А сейчас они целовались. Целовались, презрев любые медицинские запреты и ограничения. И нависавший над ней, Миралой, Архангел был прекрасен. Прекрасен в своём стремлении не дать ей ни на долю секунды уверовать в то, что у него есть сейчас какие-то другие дела, другие заботы, кроме одной — быть рядом с ней, быть в ней, в её сердце и её душе. В том, что она, Мирала, по-прежнему властвует над его, Архангела, сердцем, телом и душой, сама азари была уверена полностью и без остатка, на биллион процентов.
Она ощущала и чувствовала, что никого, кроме неё и Найрин, никого больше в свою суть Архангел не допустил. И это Мирале безмерно нравилось, подпитывало её счастье и ощущение защищённости. Она догадывалась о том, что теперь Архангел не отпустит её одну никуда. Если его не будет рядом — он даст ей сильную охрану, но больше не допустит к ней даже пылинку опасности. Он больше не допустит, чтобы она перенапрягалась, чтобы она дневала и ночевала в полном одиночестве в самых заброшенных точках станции, откуда только и могла накрывать своим влиянием большую часть "Омеги" и окружавшего эту древнюю станцию пространства космоса.

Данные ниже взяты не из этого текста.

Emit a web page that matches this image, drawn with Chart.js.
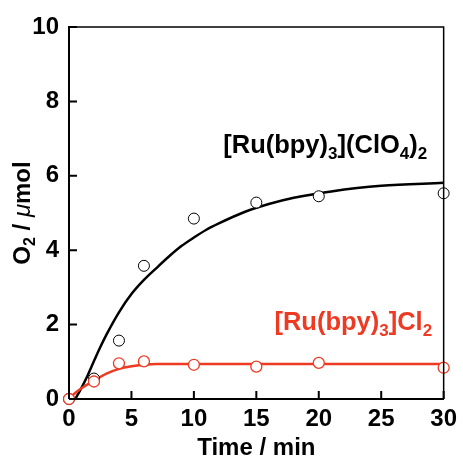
<!DOCTYPE html>
<html lang="en">
<head>
  <meta charset="UTF-8" />
  <title>O2 evolution</title>
  <script src="https://cdn.jsdelivr.net/npm/chart.js"></script>
  <style>
    body { margin: 0; background: #fff; }
    canvas { display: block; }
  </style>
</head>
<body>
  <canvas id="o2Chart" width="463" height="459"></canvas>

  <script>
    // measured points
    const times = [0, 2, 4, 6, 10, 15, 20, 30];
    const clo4Vals = [0, 0.55, 1.57, 3.58, 4.85, 5.28, 5.45, 5.53];
    const cl2Vals = [0, 0.47, 0.96, 1.01, 0.92, 0.87, 0.97, 0.84];

    // fitted curves
    const clo4FitT = [0.5, 1, 1.5, 2, 2.5, 3, 4, 5, 6, 7, 8, 9, 10, 11, 12, 14, 16, 18, 21, 25, 30];
    const clo4FitY = [0, 0.3, 0.64, 1.02, 1.39, 1.73, 2.33, 2.82, 3.2, 3.52, 3.83, 4.11, 4.34, 4.55, 4.72, 5.02, 5.24, 5.41, 5.58, 5.73, 5.81];
    const cl2FitT = [0, 0.5, 1, 2, 3, 4, 5, 6, 7, 30];
    const cl2FitY = [0, 0.16, 0.29, 0.49, 0.68, 0.81, 0.88, 0.92, 0.94, 0.94];

    const xTicks = [0, 5, 10, 15, 20, 25, 30];
    const yTicks = [0, 2, 4, 6, 8, 10];

    // compound labels: [text, isSub], anchored in data units (left edge, baseline)
    const clo4Label = [['[Ru(bpy)', false], ['3', true], ['](ClO', false], ['4', true], [')', false], ['2', true]];
    const cl2Label = [['[Ru(bpy)', false], ['3', true], [']Cl', false], ['2', true]];
    const clo4LabelAt = [12.35, 6.61];
    const cl2LabelAt = [16.45, 1.85];

    const RED = '#ee3a22';
    const FONT = "'Liberation Sans', Arial, sans-serif";

    const pts = (xs, ys) => xs.map((x, i) => ({ x: x, y: ys[i] }));

    function drawRich(ctx, parts, x, y, color, size, subSize) {
      ctx.fillStyle = color;
      ctx.textBaseline = 'alphabetic';
      ctx.textAlign = 'left';
      parts.forEach(([t, sub]) => {
        ctx.font = 'bold ' + (sub ? subSize : size) + 'px ' + FONT;
        ctx.fillText(t, x, sub ? y + Math.round(size * 0.25) : y);
        x += ctx.measureText(t).width;
      });
    }

    const extras = {
      id: 'extras',
      afterDraw(chart) {
        const { ctx, chartArea: a, scales: { x, y } } = chart;
        ctx.save();
        // frame top / right
        ctx.strokeStyle = '#000';
        ctx.lineWidth = 1.5;
        ctx.beginPath();
        ctx.moveTo(a.left, a.top);
        ctx.lineTo(a.right, a.top);
        ctx.lineTo(a.right, a.bottom);
        ctx.stroke();
        // inward ticks
        ctx.lineWidth = 2;
        ctx.beginPath();
        xTicks.forEach(v => {
          const px = x.getPixelForValue(v);
          ctx.moveTo(px, a.bottom);
          ctx.lineTo(px, a.bottom - 8);
        });
        yTicks.forEach(v => {
          const py = y.getPixelForValue(v);
          ctx.moveTo(a.left, py);
          ctx.lineTo(a.left + 8, py);
        });
        ctx.stroke();

        // series labels
        drawRich(ctx, clo4Label, x.getPixelForValue(clo4LabelAt[0]), y.getPixelForValue(clo4LabelAt[1]), '#000', 25.5, 17);
        drawRich(ctx, cl2Label, x.getPixelForValue(cl2LabelAt[0]), y.getPixelForValue(cl2LabelAt[1]), RED, 25.5, 17);

        // y title: O2 / μmol
        const parts = [['O', 'bold 24px '], ['2', 'bold 16px '], [' / ', 'bold 24px '], ['\u03bc', 'italic 24px '], ['mol', 'bold 24px ']];
        let w = 0;
        parts.forEach(([t, f]) => { ctx.font = f + FONT; w += ctx.measureText(t).width; });
        ctx.translate(30, (a.top + a.bottom) / 2);
        ctx.rotate(-Math.PI / 2);
        ctx.fillStyle = '#000';
        ctx.textBaseline = 'alphabetic';
        let cx = -w / 2;
        parts.forEach(([t, f]) => {
          ctx.font = f + FONT;
          ctx.fillText(t, cx, t === '2' ? 5 : 0);
          cx += ctx.measureText(t).width;
        });
        ctx.restore();
      }
    };

    new Chart(document.getElementById('o2Chart'), {
      type: 'scatter',
      data: {
        datasets: [
          {
            label: 'ClO4 fit',
            data: pts(clo4FitT, clo4FitY),
            showLine: true,
            borderColor: '#000',
            borderWidth: 2.5,
            pointRadius: 0,
            cubicInterpolationMode: 'monotone',
            order: 3
          },
          {
            label: 'Cl2 fit',
            data: pts(cl2FitT, cl2FitY),
            showLine: true,
            borderColor: RED,
            borderWidth: 2.5,
            pointRadius: 0,
            cubicInterpolationMode: 'monotone',
            order: 2
          },
          {
            label: '[Ru(bpy)3](ClO4)2',
            data: pts(times, clo4Vals),
            pointRadius: 5.5,
            pointBackgroundColor: '#fff',
            pointBorderColor: '#000',
            pointBorderWidth: 1,
            order: 1
          },
          {
            label: '[Ru(bpy)3]Cl2',
            data: pts(times, cl2Vals),
            pointRadius: 5.5,
            pointBackgroundColor: '#fff',
            pointBorderColor: RED,
            pointBorderWidth: 1.3,
            order: 0
          }
        ]
      },
      options: {
        responsive: false,
        animation: false,
        clip: false,
        layout: { padding: { top: 27, right: 15, left: 0, bottom: 0 } },
        plugins: { legend: { display: false }, tooltip: { enabled: false } },
        scales: {
          x: {
            type: 'linear',
            min: 0, max: 30,
            afterFit: s => { s.height = 60; },
            afterBuildTicks: s => { s.ticks = xTicks.map(v => ({ value: v })); },
            grid: { drawOnChartArea: false, drawTicks: false },
            border: { display: true, color: '#000', width: 2 },
            ticks: { color: '#000', padding: 6, maxRotation: 0, font: { family: FONT, size: 24, weight: 'bold' } },
            title: {
              display: true, text: 'Time / min', color: '#000', padding: 0,
              font: { family: FONT, size: 24, weight: 'bold', lineHeight: 0.85 }
            }
          },
          y: {
            type: 'linear',
            min: 0, max: 10,
            afterFit: s => { s.width = 69; },
            afterBuildTicks: s => { s.ticks = yTicks.map(v => ({ value: v })); },
            grid: { drawOnChartArea: false, drawTicks: false },
            border: { display: true, color: '#000', width: 2 },
            ticks: { color: '#000', padding: 10, font: { family: FONT, size: 24, weight: 'bold' } }
          }
        }
      },
      plugins: [extras]
    });
  </script>
</body>
</html>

Он не допустит, но не будет лишать её счастья работать для омеговцев, работать для их безопасности и спокойствия. Не будет лишать её счастья ощущать себя нужной и необходимой не только ему, не только Найрин, но и многим другим разумным органикам. Потому что всегда строго уважал и продолжает уважать её, Миралы, право на её собственную жизнь, собственную судьбу. Он её, Миралу, к себе не привязывал, нет, никоим образом не ограничивал, не принуждал ни к чему. Он не считал себя единственным, кто достоин её внимания, понимания, времени, сил.
Он ей верил. И верил в неё так, что Мирала обмирала в сладкой неге, понимая, насколько он совершенен в столь тонких материях, в столь сложных областях разумения и ощущения. Он, её, только её и Найрин, Архангел. Он, навсегда запечатлённый в глубине её, Миралы, души в тот момент, когда нежно и крепко обняв их обеих, он поднимался к потолку Зала Концерта.

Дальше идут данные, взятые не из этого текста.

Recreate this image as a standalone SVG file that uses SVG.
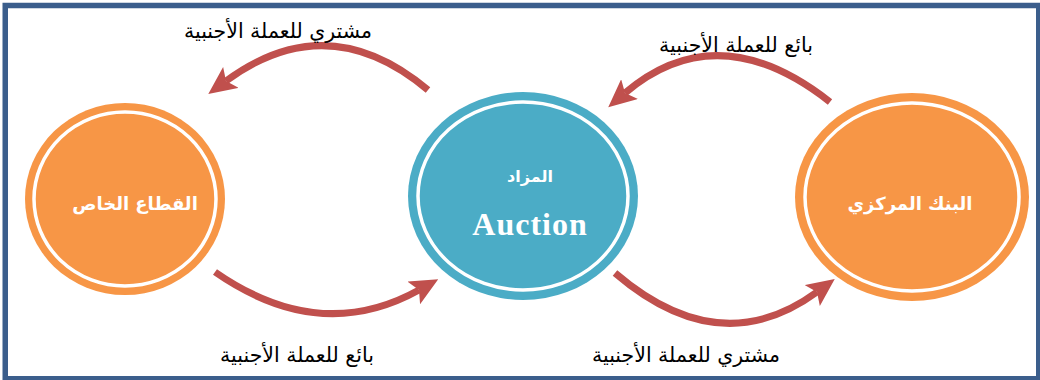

Мирала медленно, нехотя закрыла глаза, осознавая, что теперь это не омут болота небытия, а просто сон. Совершенно естественный, ненасильственный, немедицинский сон. Ощущала, что Архангел остался рядом, выпрямился, по-прежнему стоя рядом с её ложем, уважая её право заснуть и выспаться. И проваливаясь в сон, Мирала ощущала, что он, её Архангел, будет рядом стоять ещё долго. А потом, если он и уйдёт, то он обязательно вернётся. Тогда, когда она выспится и проснётся теперь сама. И начнёт свой путь к выздоровлению, к возвращению к прежней мощи и совершенству. Все эти минуты наедине с ним Мирала не пользовалась ни уснувшей биотикой, ни спящей менталистикой, не использовала телепатию. Зато она в полной мере задействовала стандартные, обычные для любой азари возможности и способности, не прибегая к единению разумов. Зачем, если и она и Архангел и Найрин и так едины. Двадцать четыре часа в сутки, триста шестьдесят пять дней в году.